Although there was a little rain in the air, we decided to take the Madsens Track Nature Walk, which takes about 35 minutes, mainly because I wanted to see the 'Big Tree' which was over 300 years old.  The sign neglected to mention that the so-called 'Big Tree’ appeared to have gone horizontal quite some time ago and would more accurately be described as the ‘Big Stump!".

In amongst the rainforest was the Otway Fly Treetop Walk which seemed like it would be a worthwhile place to stop off.   The treetop walk is a 1 hour rainforest walk approximately 2km in length but is 30m up from the forest floor, right up the treetops.  It’s the longest and tallest walkway of its type in the world and Nic was a little apprehensive to say the least!   Along the walk through the walkway is the kids Prehistoric Path – where model dinosaurs  appear around every corner.  The kids were loving it but I couldn’t get Nic to pose with any.

The treetop walk itself was pretty special, there is something cool about being up at the top of a forest.  Looking down at the forest floor, like so many other places we’d seen in Australia, there was a real Jurassic Park feel, especially with the large Ferns.  The Spiral Stair on one of the platforms was a highlight, at  45m high we were right at the top of the canopy and free to look over at the top of the forest.  The sheer height made Nic a little uneasy but not as much as the Springboard.  The Springboard was a platform at the end of one of the walkways that sways gently in the tree canopy when people rock from side to side.  I was loving it but Nic made sure she watched from a safe distance.

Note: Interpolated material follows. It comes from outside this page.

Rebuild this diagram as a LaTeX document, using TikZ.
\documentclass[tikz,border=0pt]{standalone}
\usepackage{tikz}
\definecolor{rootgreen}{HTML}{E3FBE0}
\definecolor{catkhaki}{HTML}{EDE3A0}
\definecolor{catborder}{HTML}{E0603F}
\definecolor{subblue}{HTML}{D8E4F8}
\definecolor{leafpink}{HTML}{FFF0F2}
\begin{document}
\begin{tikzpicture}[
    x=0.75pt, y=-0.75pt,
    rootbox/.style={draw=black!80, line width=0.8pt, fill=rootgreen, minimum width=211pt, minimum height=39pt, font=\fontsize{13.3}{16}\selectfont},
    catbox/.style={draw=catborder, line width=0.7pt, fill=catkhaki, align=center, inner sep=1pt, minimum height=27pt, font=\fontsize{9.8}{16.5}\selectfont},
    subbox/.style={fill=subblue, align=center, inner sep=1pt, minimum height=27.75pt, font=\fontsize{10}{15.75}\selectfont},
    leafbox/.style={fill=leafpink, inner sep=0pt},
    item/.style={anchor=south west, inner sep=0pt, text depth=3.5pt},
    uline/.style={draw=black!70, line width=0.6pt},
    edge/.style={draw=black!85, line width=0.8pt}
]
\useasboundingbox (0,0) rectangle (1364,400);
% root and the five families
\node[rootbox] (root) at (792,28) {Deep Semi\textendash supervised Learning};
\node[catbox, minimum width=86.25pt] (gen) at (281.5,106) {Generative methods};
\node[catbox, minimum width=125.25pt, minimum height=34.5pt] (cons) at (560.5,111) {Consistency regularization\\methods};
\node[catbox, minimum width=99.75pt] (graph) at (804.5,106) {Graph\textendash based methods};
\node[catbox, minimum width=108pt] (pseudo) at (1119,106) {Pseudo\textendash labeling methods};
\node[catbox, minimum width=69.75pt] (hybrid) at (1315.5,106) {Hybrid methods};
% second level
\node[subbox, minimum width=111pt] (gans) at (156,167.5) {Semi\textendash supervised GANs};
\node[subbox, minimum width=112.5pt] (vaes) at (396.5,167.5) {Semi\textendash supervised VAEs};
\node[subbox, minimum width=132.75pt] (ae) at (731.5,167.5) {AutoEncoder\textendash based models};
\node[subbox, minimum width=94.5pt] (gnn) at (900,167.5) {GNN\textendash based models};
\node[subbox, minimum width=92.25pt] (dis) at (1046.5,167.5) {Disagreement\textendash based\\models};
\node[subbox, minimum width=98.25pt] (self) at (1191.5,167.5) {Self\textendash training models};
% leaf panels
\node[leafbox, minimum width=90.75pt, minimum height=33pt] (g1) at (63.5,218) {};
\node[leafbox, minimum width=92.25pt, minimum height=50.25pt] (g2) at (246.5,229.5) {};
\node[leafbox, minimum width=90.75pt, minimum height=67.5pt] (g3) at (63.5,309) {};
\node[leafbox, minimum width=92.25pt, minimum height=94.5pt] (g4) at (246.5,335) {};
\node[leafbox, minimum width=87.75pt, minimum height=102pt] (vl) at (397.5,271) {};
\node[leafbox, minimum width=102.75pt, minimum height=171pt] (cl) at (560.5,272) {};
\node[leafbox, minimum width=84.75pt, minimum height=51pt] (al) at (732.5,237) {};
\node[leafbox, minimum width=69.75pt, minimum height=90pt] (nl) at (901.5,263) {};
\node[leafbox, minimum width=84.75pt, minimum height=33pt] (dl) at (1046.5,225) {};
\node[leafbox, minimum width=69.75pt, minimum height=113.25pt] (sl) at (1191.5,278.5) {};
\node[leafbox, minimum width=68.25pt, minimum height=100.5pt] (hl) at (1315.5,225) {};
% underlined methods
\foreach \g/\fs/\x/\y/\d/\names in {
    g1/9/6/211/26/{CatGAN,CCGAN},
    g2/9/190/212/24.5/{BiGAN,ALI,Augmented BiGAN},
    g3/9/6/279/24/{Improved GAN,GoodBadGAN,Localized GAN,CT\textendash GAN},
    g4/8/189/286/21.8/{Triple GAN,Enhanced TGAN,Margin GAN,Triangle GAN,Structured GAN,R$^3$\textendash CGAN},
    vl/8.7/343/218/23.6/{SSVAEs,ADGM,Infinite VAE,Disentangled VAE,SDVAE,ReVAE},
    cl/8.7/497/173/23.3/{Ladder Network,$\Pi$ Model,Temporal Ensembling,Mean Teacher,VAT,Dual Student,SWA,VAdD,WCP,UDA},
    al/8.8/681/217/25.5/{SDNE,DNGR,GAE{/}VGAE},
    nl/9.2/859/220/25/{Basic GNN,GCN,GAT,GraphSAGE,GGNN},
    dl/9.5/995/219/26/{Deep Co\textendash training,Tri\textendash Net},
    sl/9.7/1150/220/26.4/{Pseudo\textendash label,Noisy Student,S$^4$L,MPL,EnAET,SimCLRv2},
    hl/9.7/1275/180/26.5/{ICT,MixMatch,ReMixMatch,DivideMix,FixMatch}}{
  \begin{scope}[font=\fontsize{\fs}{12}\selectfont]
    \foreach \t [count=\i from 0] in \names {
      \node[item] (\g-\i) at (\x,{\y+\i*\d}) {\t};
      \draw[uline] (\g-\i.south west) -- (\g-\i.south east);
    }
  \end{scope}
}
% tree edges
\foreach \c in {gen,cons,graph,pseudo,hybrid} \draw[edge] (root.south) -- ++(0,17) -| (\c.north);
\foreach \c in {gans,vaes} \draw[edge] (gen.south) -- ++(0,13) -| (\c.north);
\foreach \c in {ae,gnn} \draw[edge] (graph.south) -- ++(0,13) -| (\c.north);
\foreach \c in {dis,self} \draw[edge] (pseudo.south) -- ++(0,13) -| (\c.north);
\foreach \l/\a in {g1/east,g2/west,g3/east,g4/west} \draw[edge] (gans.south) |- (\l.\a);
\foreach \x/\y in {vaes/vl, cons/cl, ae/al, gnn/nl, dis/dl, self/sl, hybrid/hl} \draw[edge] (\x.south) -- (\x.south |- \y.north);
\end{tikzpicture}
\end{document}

One thing which we hadn’t seen, but were definitely hoping to, were some Koalas.  We knew that they should inhabit the region that we were in and we hoped we would be able to spot some from the car.  As soon as we started passing the yellow road signs to beware of them, Nic had her gaze fixed upwards at the trees looking for the little guys.  As we were driving through another stretch of national park a little further down the road Nic suddenly scream "There’s one!” so I pull over the car and we step out to take a closer look.  And it was!  Just perched on a branch not doing all that much was our first Koala!

The further we went down the road the more koalas seemed to appear in the trees and we could stop off and count them.  I think we had about 7 or 8 above our heads at one point, not doing all that much admittedly but it’s still awesome to see them in the wild. 

After a lengthy amount of time watching the Koalas we got back into the car to complete the final leg of the Great Ocean Road.  With arguably the best actual ‘road’ of the trip so far, we were hugging the coast line and winding around the cliff faces.  As we were driving west to east we were on the cliff side of the road to the better option, for the views at least, would be to travel east to west so as to keep the sea on the cars side of the road.

We passed through the small seaside town of Lorne, which Rudyard Kipling apparently travel through once and it inspired him to write a poem, and after visiting the information centre decided to scale the large hill overlooking the town.   After a little climb we made it to the top of the hill to look out over Lorne Bay.  We were the only two on the hill side and the wind was definitely rolling down the hill that day.  Not much to do except enjoy the panoramic view and then make our way back to the car.

We stopped at a few more lookouts but essentially the rest of the journey was just enjoying the drive along the coast as the daylight ebbed away.  Our destination for the night was to be Torquay, which was just 21km South of Geelong and made famous by its surf beaches and is home to some of the world's most famous surf, including Rip Curl and Quiksilver.  We found our accommodation for the night and went down the street to grab some fish and chips which, being a seaside town, were lovely and fresh.  There was in fact due to be a surfing tournament in the town a few days later but alas we would have departed by the time that started which was a shame.

The very last leg of our journey would take us on to Melbourne and a journey of a couple of hours the following day.  Darwin and Adelaide seemed like small cities, what would Melbourne be like?